◆ SET EXERCISE ◆
Omit the pictures and print exactly the lines of the listing below, starting at the first and ending at the line containing "bounds = [i - 0.5 for i in range(n + 1)]".

◆ MATERIAL PROVIDED ◆
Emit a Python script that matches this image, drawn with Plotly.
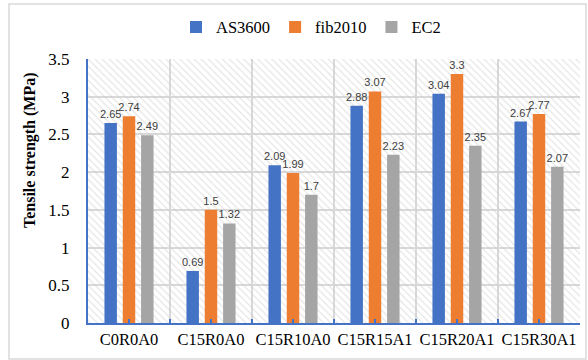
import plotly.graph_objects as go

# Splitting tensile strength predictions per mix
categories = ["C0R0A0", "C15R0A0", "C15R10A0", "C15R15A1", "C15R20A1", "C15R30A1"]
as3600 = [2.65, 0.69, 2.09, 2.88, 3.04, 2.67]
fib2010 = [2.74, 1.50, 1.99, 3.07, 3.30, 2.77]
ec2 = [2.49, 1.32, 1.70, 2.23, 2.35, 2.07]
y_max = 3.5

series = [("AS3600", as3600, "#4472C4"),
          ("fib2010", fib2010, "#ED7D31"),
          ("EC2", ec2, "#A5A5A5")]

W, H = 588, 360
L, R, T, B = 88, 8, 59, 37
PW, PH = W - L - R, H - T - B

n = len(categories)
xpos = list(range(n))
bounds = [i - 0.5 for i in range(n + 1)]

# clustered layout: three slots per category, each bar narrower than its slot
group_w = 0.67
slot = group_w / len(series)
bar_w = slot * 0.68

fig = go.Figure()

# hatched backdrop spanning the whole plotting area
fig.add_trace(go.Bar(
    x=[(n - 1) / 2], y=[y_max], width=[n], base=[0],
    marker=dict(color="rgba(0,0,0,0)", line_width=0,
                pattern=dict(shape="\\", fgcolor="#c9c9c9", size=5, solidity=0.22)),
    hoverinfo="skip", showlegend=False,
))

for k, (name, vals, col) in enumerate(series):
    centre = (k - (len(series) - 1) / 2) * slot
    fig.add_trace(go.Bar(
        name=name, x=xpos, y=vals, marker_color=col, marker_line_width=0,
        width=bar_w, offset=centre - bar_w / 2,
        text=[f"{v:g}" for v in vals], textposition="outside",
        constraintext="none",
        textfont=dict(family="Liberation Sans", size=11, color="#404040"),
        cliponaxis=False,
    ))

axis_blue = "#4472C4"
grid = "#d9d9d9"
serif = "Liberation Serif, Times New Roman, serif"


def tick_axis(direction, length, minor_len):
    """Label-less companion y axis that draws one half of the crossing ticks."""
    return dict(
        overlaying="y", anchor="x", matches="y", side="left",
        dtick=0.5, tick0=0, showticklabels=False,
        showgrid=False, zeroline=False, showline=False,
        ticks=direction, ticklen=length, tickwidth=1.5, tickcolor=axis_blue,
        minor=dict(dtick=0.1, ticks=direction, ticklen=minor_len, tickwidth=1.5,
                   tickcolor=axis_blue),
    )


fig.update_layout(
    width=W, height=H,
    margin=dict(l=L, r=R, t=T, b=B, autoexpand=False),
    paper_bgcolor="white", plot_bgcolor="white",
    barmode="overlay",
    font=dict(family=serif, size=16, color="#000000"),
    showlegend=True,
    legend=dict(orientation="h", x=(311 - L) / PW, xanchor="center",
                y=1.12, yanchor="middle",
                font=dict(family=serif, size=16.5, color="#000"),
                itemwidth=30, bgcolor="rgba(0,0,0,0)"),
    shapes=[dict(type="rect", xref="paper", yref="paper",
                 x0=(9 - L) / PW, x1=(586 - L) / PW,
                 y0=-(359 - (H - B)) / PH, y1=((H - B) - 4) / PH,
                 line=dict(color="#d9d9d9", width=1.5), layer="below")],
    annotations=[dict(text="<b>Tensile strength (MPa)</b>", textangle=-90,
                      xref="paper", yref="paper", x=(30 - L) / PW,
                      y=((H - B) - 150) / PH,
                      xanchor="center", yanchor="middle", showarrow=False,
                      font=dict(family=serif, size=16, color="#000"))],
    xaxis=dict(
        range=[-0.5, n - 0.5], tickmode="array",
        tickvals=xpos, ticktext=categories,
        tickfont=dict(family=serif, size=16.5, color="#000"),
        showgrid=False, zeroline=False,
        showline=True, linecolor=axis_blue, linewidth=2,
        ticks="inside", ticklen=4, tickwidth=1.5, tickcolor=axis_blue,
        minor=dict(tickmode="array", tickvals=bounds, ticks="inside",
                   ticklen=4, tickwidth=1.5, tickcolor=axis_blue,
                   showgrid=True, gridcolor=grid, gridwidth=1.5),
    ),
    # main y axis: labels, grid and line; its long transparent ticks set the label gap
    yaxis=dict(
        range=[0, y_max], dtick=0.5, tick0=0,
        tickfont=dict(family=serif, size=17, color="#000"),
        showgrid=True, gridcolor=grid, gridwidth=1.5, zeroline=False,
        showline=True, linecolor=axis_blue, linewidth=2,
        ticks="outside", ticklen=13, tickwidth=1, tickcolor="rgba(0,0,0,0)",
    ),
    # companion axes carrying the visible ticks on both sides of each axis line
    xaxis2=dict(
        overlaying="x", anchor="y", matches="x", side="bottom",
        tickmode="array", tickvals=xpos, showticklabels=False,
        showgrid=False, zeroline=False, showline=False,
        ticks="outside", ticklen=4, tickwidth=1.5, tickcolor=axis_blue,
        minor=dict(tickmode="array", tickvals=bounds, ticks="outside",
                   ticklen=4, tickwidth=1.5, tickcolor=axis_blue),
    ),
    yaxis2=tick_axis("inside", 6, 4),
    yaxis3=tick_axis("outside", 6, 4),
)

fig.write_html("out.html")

◆ TASK ANSWER ◆
Emit a Python script that matches this image, drawn with Plotly.
import plotly.graph_objects as go

# Splitting tensile strength predictions per mix
categories = ["C0R0A0", "C15R0A0", "C15R10A0", "C15R15A1", "C15R20A1", "C15R30A1"]
as3600 = [2.65, 0.69, 2.09, 2.88, 3.04, 2.67]
fib2010 = [2.74, 1.50, 1.99, 3.07, 3.30, 2.77]
ec2 = [2.49, 1.32, 1.70, 2.23, 2.35, 2.07]
y_max = 3.5

series = [("AS3600", as3600, "#4472C4"),
          ("fib2010", fib2010, "#ED7D31"),
          ("EC2", ec2, "#A5A5A5")]

W, H = 588, 360
L, R, T, B = 88, 8, 59, 37
PW, PH = W - L - R, H - T - B

n = len(categories)
xpos = list(range(n))
bounds = [i - 0.5 for i in range(n + 1)]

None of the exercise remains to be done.